Ask any 10 people what leaders do, and you'll hear all the old favorites: They take risks, they innovate, they inspire. The romantic view of leadership sees it as a kind of ectoplasmic magnetism, in which followers in variously sized groups -- from teams to cults to companies to countries -- are drawn mystically and irrevocably toward a central source of inspiration. A more practical view of leadership suggests that real leaders have identified and mastered a secret tool: emotional observation. If you can watch people -- and, by watching them, figure out what makes them do what they do -- you might be able to get them to do something else, something better. That leadership principle, Payne believes, makes the theater a perfect laboratory for anyone who wants to brush up on what makes people tick.

The theater also has much to teach a business world that worships at the entrepreneurial altar. According to Payne, arts organizations, especially small repertory companies and dance troupes, serve as useful models for a world that reveres the startup. "The performing arts have always had to do more with less," says Payne. "All arts are essentially entrepreneurial."

Business books and seminars have picked clean any number of occupational metaphors to teach management and leadership skills -- sports, the military, wilderness survival, religion.
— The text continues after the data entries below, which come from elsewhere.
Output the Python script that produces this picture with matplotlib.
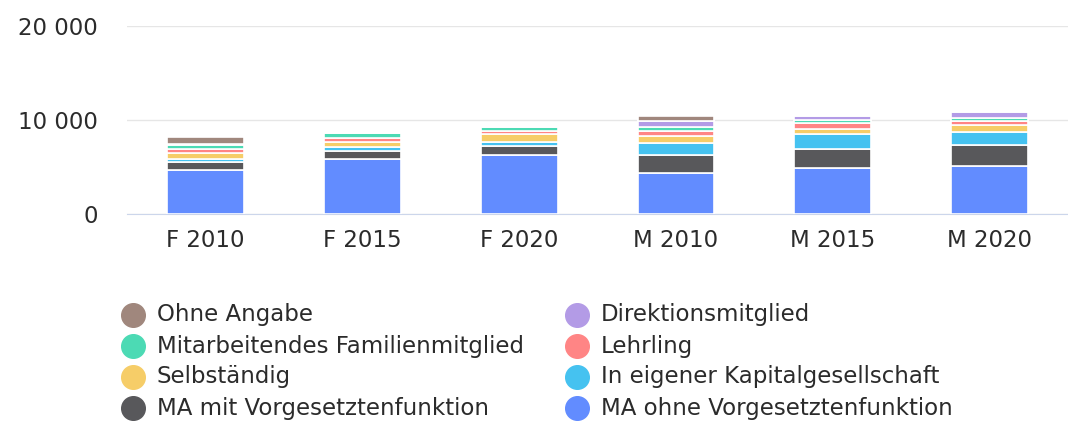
import matplotlib.pyplot as plt
from matplotlib.lines import Line2D
import numpy as np

plt.rcParams['font.family'] = ['DejaVu Sans']

categories = ['F 2010', 'F 2015', 'F 2020', 'M 2010', 'M 2015', 'M 2020']

# stacked from bottom to top
ma_ohne = [4680, 5860, 6260, 4320, 4930, 5140]
ma_mit = [820, 790, 1000, 1970, 1970, 2150]
kapital = [390, 430, 430, 1220, 1570, 1400]
selbst = [610, 570, 780, 750, 620, 750]
lehrling = [400, 390, 400, 610, 570, 400]
familie = [390, 580, 400, 400, 390, 400]
direktion = [150, 0, 0, 570, 400, 600]
ohne_angabe = [800, 0, 0, 570, 0, 0]

series = [
    ('MA ohne Vorgesetztenfunktion', ma_ohne, '#628cff'),
    ('MA mit Vorgesetztenfunktion', ma_mit, '#58585b'),
    ('In eigener Kapitalgesellschaft', kapital, '#45c2f0'),
    ('Selbständig', selbst, '#f6cd68'),
    ('Lehrling', lehrling, '#ff8585'),
    ('Mitarbeitendes Familienmitglied', familie, '#4cdab4'),
    ('Direktionsmitglied', direktion, '#b39be6'),
    ('Ohne Angabe', ohne_angabe, '#a0877d'),
]

fig = plt.figure(figsize=(10.68, 4.21), dpi=100)
ax = fig.add_axes([0.119, 0.492, 0.881, 0.446])

x = np.arange(len(categories))
bottom = np.zeros(len(categories))
for name, vals, col in series:
    vals = np.array(vals, dtype=float)
    ax.bar(x, vals, bottom=bottom, width=0.49, color=col,
           edgecolor='white', linewidth=1.2, zorder=3)
    bottom += vals

ax.set_xlim(-0.5, len(categories) - 0.5)
ax.set_ylim(0, 20000)
ax.set_yticks([0, 10000, 20000])
ax.set_yticklabels(['0', '10 000', '20 000'])
ax.set_xticks(x)
ax.set_xticklabels(categories)
ax.tick_params(axis='both', length=0, labelsize=16.5, colors='#2b2b2b')
ax.tick_params(axis='y', pad=21)
ax.tick_params(axis='x', pad=11)
ax.grid(axis='y', color='#e6e6e6', linewidth=1, zorder=0)
for s in ['top', 'right', 'left']:
    ax.spines[s].set_visible(False)
ax.spines['bottom'].set_color('#ccd6eb')

# legend: two columns, top to bottom in reverse stack order
rev = series[::-1]
col_x = [133 / 1068, 577 / 1068]
row_y = [315, 346, 377, 408]
for i, (name, vals, col) in enumerate(rev):
    cx = col_x[i % 2]
    cy = 1 - row_y[i // 2] / 421
    fig.lines.append(Line2D([cx], [cy], marker='o', markersize=17,
                            color=col, linestyle='none',
                            transform=fig.transFigure, figure=fig))
    fig.text(cx + 24 / 1068, cy, name, fontsize=16.5, color='#2b2b2b',
             va='center', ha='left')

fig.savefig('out.png', dpi=100, facecolor='white')
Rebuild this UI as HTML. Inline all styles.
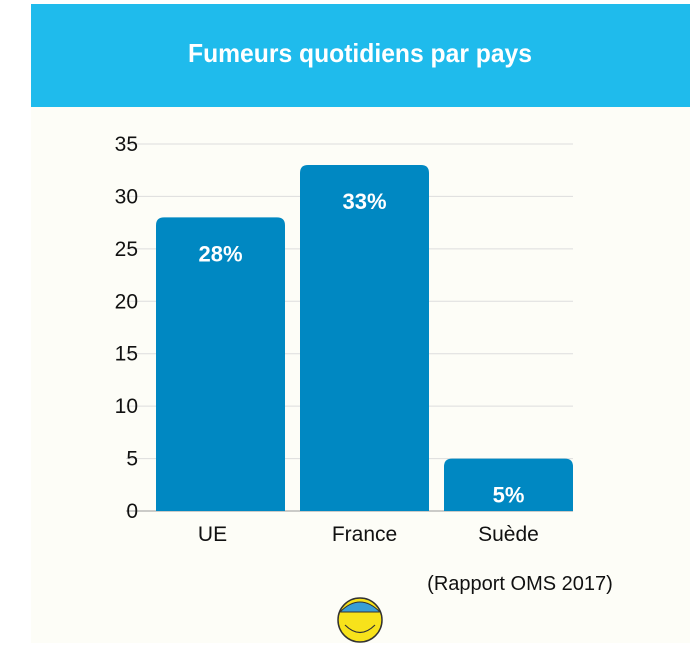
<!DOCTYPE html>
<html><head><meta charset="utf-8"><style>
body{margin:0;width:696px;height:643px;background:#fff;overflow:hidden;font-family:"Liberation Sans",sans-serif}
</style></head><body>
<svg width="696" height="643">
<rect x="31" y="4" width="659" height="103" fill="#1FBBEC"/>
<text x="188" y="62" textLength="344" lengthAdjust="spacingAndGlyphs" fill="#fff" font-size="26" font-weight="bold">Fumeurs quotidiens par pays</text>
<rect x="31" y="107" width="659" height="536" fill="#FDFDF7"/>
<g id="grid"></g><g id="bars"></g>
<text x="520" y="590" text-anchor="middle" font-size="20" fill="#111">(Rapport OMS 2017)</text>
<g>
<circle cx="360" cy="620" r="22" fill="#F7E21B" stroke="#333" stroke-width="1.5"/>
<path d="M340 612 Q360 592 380 612 Z" fill="#3A9ED6" stroke="#333" stroke-width="1"/>
<path d="M345 625 Q360 640 375 625" fill="none" stroke="#333" stroke-width="1.2"/>
</g>
</svg>
<script>
const categories=["UE","France","Suède"];
const values=[28,33,5];
const labels=["28%","33%","5%"];
const ticks=[0,5,10,15,20,25,30,35];
const NS="http://www.w3.org/2000/svg";
const y0=511,yTop=144,maxV=35;
const y=v=>y0-(y0-yTop)*v/maxV;
const bx=i=>156+i*144,bw=129;
const grid=document.getElementById('grid'),bars=document.getElementById('bars');
function el(t,a,p){const e=document.createElementNS(NS,t);for(const k in a)e.setAttribute(k,a[k]);p.appendChild(e);return e;}
ticks.forEach(t=>{
 const l=el('line',{x1:126,x2:573,y1:y(t),y2:y(t),stroke:t===0?'#999':'#ddd','stroke-width':1},grid);
 
 
 const tx=el('text',{x:138,y:y(t)+7,'text-anchor':'end','font-size':21,fill:'#111'},grid);
 tx.textContent=t;
 
 
});
values.forEach((v,i)=>{
 const x=bx(i),top=y(v),r=8;
 const p=el('path',{d:`M${x} ${y0} V${top+r} Q${x} ${top} ${x+r} ${top} H${x+bw-r} Q${x+bw} ${top} ${x+bw} ${top+r} V${y0} Z`,fill:'#0088C2'},bars);
 
 
 const t=el('text',{x:x+bw/2,y:top+44,'text-anchor':'middle','font-size':22,'font-weight':'bold',fill:'#fff'},bars);
 t.textContent=labels[i];
 
 
 const c=el('text',{x:x+bw/2+(i===0?-8:0),y:541,'text-anchor':'middle','font-size':21,fill:'#111'},bars);
 c.textContent=categories[i];
 
 
});
</script>
</body></html>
Yet, perhaps more than people in any of these other fields, people in the arts have learned to deal effectively with impossible deadlines, tight budgets, temperamental employees, and the perpetual challenge of selling a product with a short shelf life to a fickle, demanding consumer base.

For inspiration on creative ways to lead a company -- or to chart a meaningful career -- there's no business like show business.